### Exercise goal
Pull out every line from the listing that has the word "React".

### Given information
'''
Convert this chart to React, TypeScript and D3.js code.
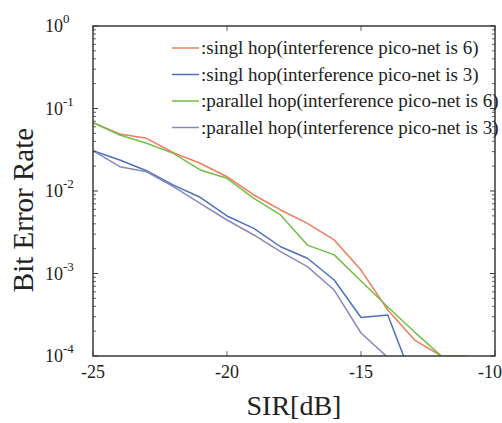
import React from "react";
import * as d3 from "d3";

const sir = [-25, -24, -23, -22, -21, -20, -19, -18, -17, -16, -15, -14, -13, -12, -11];

const singl6 = [0.0673, 0.0491, 0.0435, 0.0291, 0.0217, 0.0149, 0.00895, 0.00589, 0.00406, 0.00255, 0.0011, 0.000361, 0.000156, 0.0001];
const singl3 = [0.0308, 0.0238, 0.0176, 0.0118, 0.00839, 0.00498, 0.00353, 0.00211, 0.00153, 0.000834, 0.000293, 0.000314, 0.000045];
const parallel6 = [0.0673, 0.0477, 0.0379, 0.0286, 0.018, 0.01426, 0.00816, 0.00512, 0.00221, 0.00168, 0.000811, 0.000393, 0.000195, 0.0001, 0.0001];
const parallel3 = [0.0308, 0.0197, 0.0171, 0.0113, 0.0071, 0.00445, 0.00293, 0.00184, 0.00121, 0.00063, 0.00019, 0.000096];

const seriesNames = [
  ":singl hop(interference pico-net is 6)",
  ":singl hop(interference pico-net is 3)",
  ":parallel hop(interference pico-net is 6)",
  ":parallel hop(interference pico-net is 3)",
];
const seriesColors = ["#ef7b5e", "#4d72bd", "#72bf46", "#8b87b9"];
const seriesValues = [singl6, singl3, parallel6, parallel3];

const xTicks = [-25, -20, -15, -10];
const yExps = [0, -1, -2, -3, -4];

const W = 502;
const H = 423;
const L = 93, R = 495, T = 26, B = 356;

const FONT = "Liberation Serif, Tinos, Times New Roman, DejaVu Serif, serif";

export default function App() {
  const x = d3.scaleLinear().domain([-25, -10]).range([L, R]);
  const y = d3.scaleLog().domain([1e-4, 1]).range([B, T]);
  const line = d3
    .line<[number, number]>()
    .x((d) => x(d[0]))
    .y((d) => y(d[1]));

  const minor: number[] = [];
  for (let e = -4; e < 0; e++) {
    for (let k = 2; k <= 9; k++) minor.push(k * Math.pow(10, e));
  }
  const xMinor = d3.range(-25, -9, 1);

  const axisColor = "#3a3a3a";
  const ts = { fontFamily: FONT };

  return (
    <svg
      width={W}
      height={H}
      style={{ position: "absolute", left: 0, top: 0, background: "#fff", fontFamily: FONT }}
    >
      <defs>
        <clipPath id="plot">
          <rect x={L} y={T} width={R - L} height={B - T} />
        </clipPath>
      </defs>
      <rect x={0} y={0} width={W} height={H} fill="#fff" />

      {/* series */}
      <g clipPath="url(#plot)">
        {seriesValues.map((vals, i) => (
          <path
            key={i}
            d={line(vals.map((v, j) => [sir[j], v] as [number, number])) || ""}
            fill="none"
            stroke={seriesColors[i]}
            strokeWidth={1.5}
            strokeLinejoin="round"
          />
        ))}
      </g>

      {/* frame */}
      <rect x={L} y={T} width={R - L} height={B - T} fill="none" stroke={axisColor} strokeWidth={1.5} />

      {/* y minor ticks */}
      {minor.map((v, i) => (
        <g key={"m" + i} stroke={axisColor} strokeWidth={0.8}>
          <line x1={L} x2={L + 3} y1={y(v)} y2={y(v)} />
          <line x1={R} x2={R - 3} y1={y(v)} y2={y(v)} />
        </g>
      ))}
      {yExps.map((e) => (
        <g key={"M" + e} stroke={axisColor} strokeWidth={1}>
          <line x1={L} x2={L + 5} y1={y(Math.pow(10, e))} y2={y(Math.pow(10, e))} />
          <line x1={R} x2={R - 5} y1={y(Math.pow(10, e))} y2={y(Math.pow(10, e))} />
        </g>
      ))}
      {xMinor.map((v) => (
        <g key={"xm" + v} stroke={axisColor} strokeWidth={0.8}>
          <line x1={x(v)} x2={x(v)} y1={B} y2={B - (v % 5 === 0 ? 5 : 0)} />
          <line x1={x(v)} x2={x(v)} y1={T} y2={T + (v % 5 === 0 ? 5 : 0)} />
        </g>
      ))}

      {/* y tick labels */}
      {yExps.map((e) => (
        <text key={"yl" + e} x={45} y={y(Math.pow(10, e)) + 6} fontSize={18} fill="#222" style={ts}>
          10
          <tspan fontSize={13} dy={-9}>
            {e === 0 ? "0" : "-" + Math.abs(e)}
          </tspan>
        </text>
      ))}

      {/* x tick labels */}
      {xTicks.map((t) => (
        <text
          key={"xl" + t}
          x={t === -10 ? 502 : x(t)}
          y={378}
          fontSize={18}
          fill="#222"
          textAnchor={t === -10 ? "end" : "middle"}
          style={ts}
        >
          {t}
        </text>
      ))}

      {/* axis titles */}
      <text x={(L + R) / 2} y={415} fontSize={28} fill="#222" textAnchor="middle" style={ts}>
        SIR[dB]
      </text>
      <text
        transform={`translate(33, ${210}) rotate(-90)`}
        fontSize={29}
        fill="#222"
        textAnchor="middle"
        style={ts}
      >
        Bit Error Rate
      </text>

      {/* legend */}
      {seriesNames.map((n, i) => {
        const ly = 48 + i * 26.5;
        return (
          <g key={"lg" + i}>
            <line x1={172} x2={199} y1={ly} y2={ly} stroke={seriesColors[i]} strokeWidth={1.5} />
            <text x={201} y={ly + 6} fontSize={19} fill="#222" style={ts}>
              {n}
            </text>
          </g>
        );
      })}
    </svg>
  );
}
'''
### Task answer
Convert this chart to React, TypeScript and D3.js code.
import React from "react";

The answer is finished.